Authors: Anirban Chakrabarty; Sudipta Roy
Addresses: Computer Science and Engineering Department, Assam University, Silchar, India ' Computer Science and Engineering Department, Assam University, Silchar, India
Abstract: Plagiarism refers to the act of copying content without acknowledging the original source. Though there are several existing commercial tools for plagiarism detection, still plagiarism is tricky and challenging due to the rise in volume of online publications. Existing plagiarism detection methods use paraphrasing, sentence and key-word matching, but such techniques has not been very effective. In this work, a framework for fuzzy based plagiarism detection is proposed using a context-aware agglomerative clustering approach with an improved time complexity. The work aims in retrieving key concepts at word, sentence and paragraph level by integrating semantic features in a novel optimisation function to detect plagiarism effectively. The notion of fuzzy clustering has been applied to improve the robustness and consistency of results for clustering multi-disciplinary papers.
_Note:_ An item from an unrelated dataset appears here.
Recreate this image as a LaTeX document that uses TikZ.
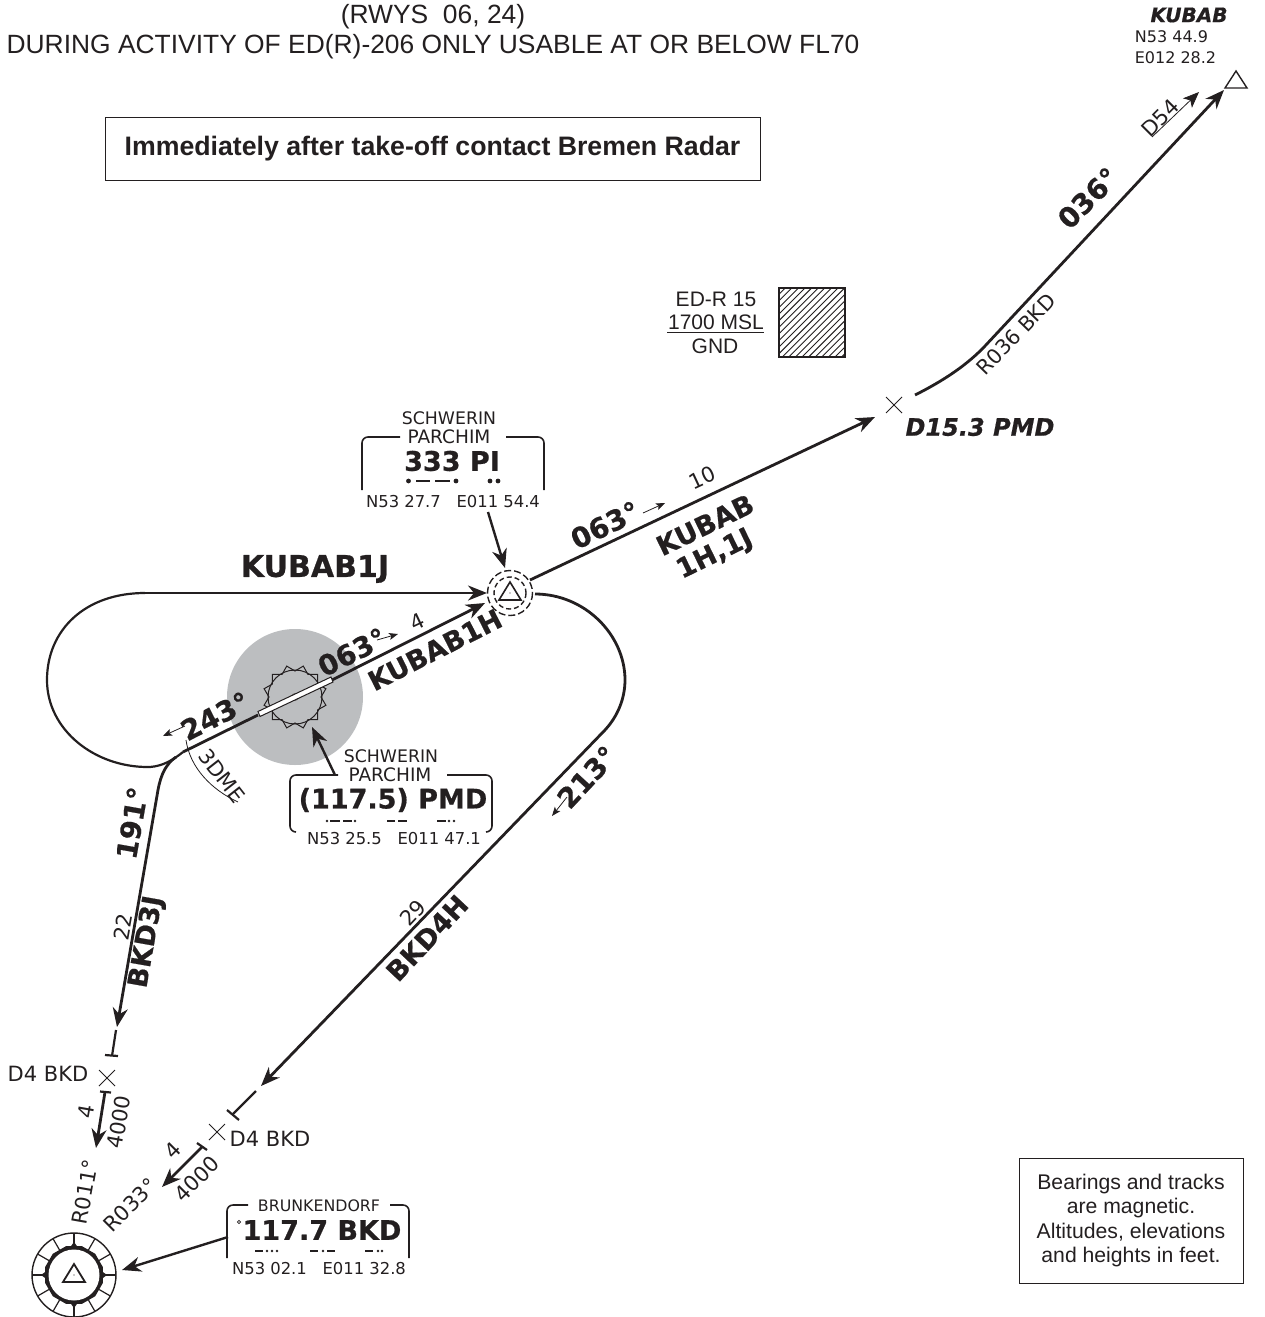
\documentclass[tikz,border=0pt]{standalone}
\usepackage{fontspec}
\setmainfont{DejaVu Sans}[BoldFeatures={FakeBold=0.6},BoldItalicFeatures={FakeBold=0.6}]
\newfontfamily\arfont{Liberation Sans}
\usetikzlibrary{arrows.meta,calc}
\definecolor{ink}{HTML}{231F20}
\definecolor{zone}{HTML}{BCBEC0}
\newcommand{\fs}[1]{\fontsize{#1}{#1}\selectfont}
\tikzset{
  x=1pt,y=-1pt,
  every node/.style={inner sep=0pt,outer sep=0pt,text=ink,align=center},
  track/.style={draw=ink,line width=2.8pt},
  bigtip/.style={-{Stealth[length=19pt,width=15pt,inset=6pt]}},
  small arrow/.style={draw=ink,line width=.8pt,-{Stealth[length=9pt,width=7pt,inset=2pt]}},
  pointer/.style={draw=ink,line width=2.4pt,-{Stealth[length=19pt,width=15pt,inset=6pt]}},
  fixcross/.style={draw=ink,line width=.8pt},
  box/.style={draw=ink,line width=1.6pt,rounded corners=6pt},
  labelbold/.style={font=\fs{27}\bfseries},
  labeldeg/.style={font=\fs{28}\bfseries},
  labelsmall/.style={font=\fs{16.4}},
  labelname/.style={font=\fs{17.3}},
  labelmid/.style={font=\fs{21}},
  ari/.style={font=\arfont\fs{21}},
  morse/.style={draw=ink,line width=2pt},
}
\begin{document}
\begin{tikzpicture}
\useasboundingbox (0,0) rectangle (1264,1317);
% header
\node[font=\arfont\fs{26.4}] (h1) at (433,17) {(RWYS\ \ 06, 24)};
\node[font=\arfont\fs{26.4}] (h2) at (433,47) {DURING ACTIVITY OF ED(R)-206 ONLY USABLE AT OR BELOW FL70};
\node[draw=ink,line width=.8pt,minimum width=655pt,minimum height=63pt,font=\arfont\bfseries\fs{26.7}] (contact) at (432.5,148.5) {Immediately after take-off contact Bremen Radar};
% restricted area
\begin{scope}
\clip (779,288) rectangle (845,357);
\foreach \k in {-70,-63.4,...,80}{\draw[ink,line width=.9pt] (760+\k,370) -- (760+\k+100,270);}
\end{scope}
\draw[ink,line width=2.4pt] (779,288) rectangle (845,357);
\node[ari] (edr1) at (716,299) {ED-R 15};
\node[ari] (edr2) at (716,322) {1700 MSL};
\draw[ink,line width=.9pt] (667,332) -- (764,332);
\node[ari] (edr3) at (715,346) {GND};
% fixes
\coordinate (ndb) at (510,593);
\coordinate (pmd) at (295,697);
\coordinate (vor) at (74,1275);
% PMD area
\fill[zone] (pmd) circle (68);
\draw[ink,line width=1pt] (pmd) circle (27);
\draw[ink,line width=1pt] ($(pmd)+(0:26)$)
  \foreach \a/\r in {15/32,30/26,45/32,60/26,75/32,90/26,105/32,120/26,135/32,150/26,165/32,180/26,195/32,210/26,225/32,240/26,255/32,270/26,285/32,300/26,315/32,330/26,345/32}{ -- ($(pmd)+(\a:\r)$)} -- cycle;
\fill[ink!60] (pmd) circle (4);
% runway track
\coordinate (rw1) at (258,715);
\coordinate (rw2) at (332,680);
\coordinate (join) at (183,752);
\draw[track] (join) -- (rw1);
\draw[track,bigtip] (rw2) -- (485,603);
\draw[ink,line width=1pt,fill=white] (258,711.5) -- (331,677) -- (333,682) -- (260,716.5) -- cycle;
% KUBAB1J loop
\coordinate (j0) at (145,593);
\coordinate (j1) at (487,593);
\draw[draw=ink,line width=2.2pt,bigtip] (j0) -- (j1);
\draw[draw=ink,line width=2.2pt] (j0) .. controls (85,593) and (47,630) .. (47,680)
   .. controls (47,730) and (95,768) .. (150,767) .. controls (163,766) and (173,760) .. (join);
% 191 leg
\coordinate (l1) at (158,790);
\coordinate (l2) at (117,1027);
\draw[track,bigtip] (176,757) .. controls (166,764) and (161,774) .. (l1) -- (l2);
\coordinate (l3) at (116,1030);
\coordinate (l4) at (112,1056);
\draw[ink,line width=2.2pt] (l3) -- (l4);
\draw[ink,line width=2.2pt] (105,1055) -- (118,1056);
% 213 leg
\coordinate (r0) at (535,594);
\coordinate (r1) at (605,730);
\coordinate (r2) at (261,1086);
\draw[track,bigtip] (r0) .. controls (585,594) and (625,635) .. (625,680) .. controls (625,698) and (618,716) .. (r1) -- (r2);
\coordinate (r3) at (256,1091);
\coordinate (r4) at (233,1114);
\draw[ink,line width=2.2pt] (r3) -- (r4);
\draw[ink,line width=2.2pt] (227,1110) -- (239,1120);
% KUBAB
\coordinate (k0) at (530,580);
\coordinate (k1) at (875,417);
\draw[track,bigtip] (k0) -- (k1);
\coordinate (k2) at (915,395);
\coordinate (k3) at (985,346);
\coordinate (k4) at (1224,90);
\draw[track,bigtip] (k2) .. controls (945,380) and (968,364) .. (k3) -- (k4);
% final arrows
\draw[track,bigtip] (105,1092) -- (96,1148);
\draw[ink,line width=2.2pt] (100,1091.5) -- (111,1092.5);
\draw[track,bigtip] (202,1147) -- (162,1187);
\draw[ink,line width=2.2pt] (197,1143) -- (207,1150);
% crosses
\foreach \c/\n in {894/405,107/1078,217/1132}{
  \draw[fixcross] (\c-8,\n-8) -- (\c+8,\n+8) (\c-8,\n+8) -- (\c+8,\n-8);}
% NDB symbol
\draw[ink,line width=1.4pt,dash pattern=on 7pt off 3pt] (ndb) circle (22.5);
\draw[ink,line width=1.4pt,dash pattern=on 5pt off 3pt] (ndb) circle (16);
\draw[ink,line width=1.6pt] (510,582) -- (521,600) -- (499,600) -- cycle;
\fill[ink] (510,593) circle (.6);
% VOR symbol
\draw[ink,line width=1.4pt] (vor) circle (42);
\foreach \a in {0,90,180,270}{\draw[ink,line width=1.2pt] ($(vor)+(\a:28)$) -- ($(vor)+(\a:42)$);}
\foreach \a in {30,60,120,150,210,240,300,330}{\draw[ink,line width=1.2pt] ($(vor)+(\a:29)$) -- ($(vor)+(\a:42)$);}
\fill[ink] ($(vor)+(0:33)$)
  \foreach \a/\r in {6/29,15/30,45/30,75/30,84/29,90/33,96/29,105/30,135/30,165/30,174/29,180/33,186/29,195/30,225/30,255/30,264/29,270/33,276/29,285/30,315/30,345/30,354/29}{ -- ($(vor)+(\a:\r)$)} -- cycle;
\fill[white] (vor) circle (25.5);
\draw[ink,line width=1.8pt] (74,1264) -- (85,1282) -- (63,1282) -- cycle;
\fill[ink] (74,1275) circle (.6);
% KUBAB fix
\draw[ink,line width=1.4pt] (1236,71) -- (1247,88) -- (1225,88) -- cycle;
\node[font=\fs{20}\bfseries\itshape] (kname) at (1189,15) {KUBAB};
\node[font=\fs{16}] (klat) at (1171.5,37) {N53 44.9};
\node[font=\fs{16}] (klon) at (1175.5,58) {E012 28.2};
% NDB box
\node[labelname] (s1) at (449,418) {SCHWERIN};
\node[font=\fs{18.5}] (s2) at (449,437) {PARCHIM};
\draw[box] (400,437) -- (362,437) -- (362,490);
\draw[box] (506,437) -- (544,437) -- (544,490);
\node[font=\fs{27}\bfseries] (ndbid) at (452,461) {333 PI};
\foreach \x in {408.5,456,490,498}{\fill[ink] (\x,481) circle (2.4);}
\draw[morse,line width=2.6pt] (416,481) -- (430,481) (435,481) -- (450,481);
\node[labelsmall] (ndbpos) at (453,502) {N53 27.7\ \ \ E011 54.4};
\coordinate (pa) at (488,512);
\draw[pointer] (pa) -- (505,568);
% PMD box
\node[labelname] (p1) at (391,756) {SCHWERIN};
\node[font=\fs{18.5}] (p2) at (390,775) {PARCHIM};
\draw[box] (338,775) -- (290,775) -- (290,832) -- (296,832);
\draw[box] (447,775) -- (492,775) -- (492,832) -- (486,832);
\node[font=\fs{27}\bfseries] (pmdid) at (393,800) {(117.5) PMD};
\foreach \x in {327,355,449,454}{\fill[ink] (\x,821) circle (1.4);}
\draw[morse] (330,821) -- (340,821) (343,821) -- (352,821) (387,821) -- (395,821) (398,821) -- (407,821) (437,821) -- (446,821);
\node[labelsmall] (pmdpos) at (394,839) {N53 25.5\ \ \ E011 47.1};
\coordinate (pb) at (335,775);
\draw[pointer] (pb) -- (312,727);
% BKD box
\node[font=\fs{15.8}] (b1) at (319,1206) {BRUNKENDORF};
\draw[box] (248,1205) -- (227,1205) -- (227,1258);
\draw[box] (390,1205) -- (409,1205) -- (409,1258);
\node[font=\fs{27}\bfseries] (bkdid) at (322,1230) {117.7 BKD};
\draw[ink,line width=.8pt] (239,1222) circle (1.6);
\foreach \x in {267,272,277,323,378,382}{\fill[ink] (\x,1251) circle (1.4);}
\draw[morse] (255,1251) -- (263,1251) (310,1251) -- (318,1251) (327,1251) -- (335,1251) (365,1251) -- (373,1251);
\node[labelsmall] (bkdpos) at (319,1269) {N53 02.1\ \ \ E011 32.8};
\coordinate (pc) at (228,1237);
\draw[pointer] (pc) -- (122,1270);
% 3 DME arc
\coordinate (d0) at (186,740);
\coordinate (d1) at (238,802);
\draw[ink,line width=.8pt] (d0) .. controls (190,768) and (212,790) .. (d1);
\node[font=\fs{21},rotate=-52] (dme) at (222,776) {3DME};
% track labels
\node[font=\fs{30}\bfseries] (t1j) at (315,569) {KUBAB1J};
\node[labeldeg,rotate=26] (t063a) at (605,525) {063°};
\node[labelbold,rotate=26] (tk1) at (705,525) {KUBAB};
\node[labelbold,rotate=26] (tk2) at (715,555) {1H,1J};
\node[labelmid,rotate=25] (t10) at (702,478) {10};
\coordinate (a1) at (643,513); \coordinate (a2) at (665,503);
\draw[small arrow] (a1) -- (a2);
\node[labeldeg,rotate=45] (t036) at (1088,198) {036°};
\node[labelmid,rotate=45] (td54) at (1160,118) {D54};
\coordinate (a3) at (1152,137); \coordinate (a4) at (1199,92);
\draw[draw=ink,line width=.8pt,-{Stealth[length=16pt,width=13pt,inset=4pt]}] (a3) -- (a4);
\node[font=\fs{20.5},rotate=46] (tr036) at (1016,334) {R036 BKD};
\node[font=\fs{24}\bfseries\itshape] (td15) at (980,427) {D15.3 PMD};
\node[labelbold,rotate=27] (t1h) at (435,650) {KUBAB1H};
\node[labeldeg,rotate=27] (t063b) at (352,652) {063°};
\coordinate (a5) at (377,640); \coordinate (a6) at (398,634);
\draw[small arrow] (a5) -- (a6);
\node[labelmid,rotate=25] (t4a) at (417,622) {4};
\node[labeldeg,rotate=27] (t243) at (215,716) {243°};
\coordinate (a7) at (185,726); \coordinate (a8) at (163,736);
\draw[small arrow] (a7) -- (a8);
\node[labeldeg,rotate=47] (t213) at (587,777) {213°};
\coordinate (a9) at (567,797); \coordinate (a10) at (552,816);
\draw[small arrow] (a9) -- (a10);
\node[labelmid,rotate=47] (t29) at (413,913) {29};
\node[labelbold,rotate=47] (tb4h) at (427,938) {BKD4H};
\node[labeldeg,rotate=80] (t191) at (132,823) {191°};
\node[labelmid,rotate=80] (t22) at (123,927) {22};
\node[labelbold,rotate=80] (tb3j) at (147,942) {BKD3J};
\node[labelmid] (d4l) at (48,1074) {D4 BKD};
\node[labelmid] (d4r) at (270,1139) {D4 BKD};
\node[labelmid,rotate=80] (t4b) at (86,1112) {4};
\node[labelmid,rotate=80] (t4000a) at (119,1122) {4000};
\node[labelmid,rotate=45] (t4c) at (173,1150) {4};
\node[labelmid,rotate=45] (t4000b) at (197,1179) {4000};
\node[labelmid,rotate=80] (tr011) at (85,1192) {R011°};
\node[labelmid,rotate=45] (tr033) at (130,1205) {R033°};
% note
\node[draw=ink,line width=.8pt,minimum width=224pt,minimum height=125pt,font=\arfont\fs{21.2},align=center] (note) at (1131,1220.5) {Bearings and tracks\\[3pt]are magnetic.\\[3pt]Altitudes, elevations\\[3pt]and heights in feet.};
\end{tikzpicture}
\end{document}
The experimental analysis is supported by comparison with other contemporary techniques which indicate the superiority of proposed approach for plagiarism detection.
Keywords: fuzzy clustering; context similarity; plagiarism detection; spanning tree; agglomerative clustering; validity index; constrained objective function.
International Journal of Data Mining, Modelling and Management, 2018 Vol.10 No.2, pp.188 - 208
Received: 29 Nov 2016
Accepted: 07 Aug 2017
Published online: 07 Jun 2018 *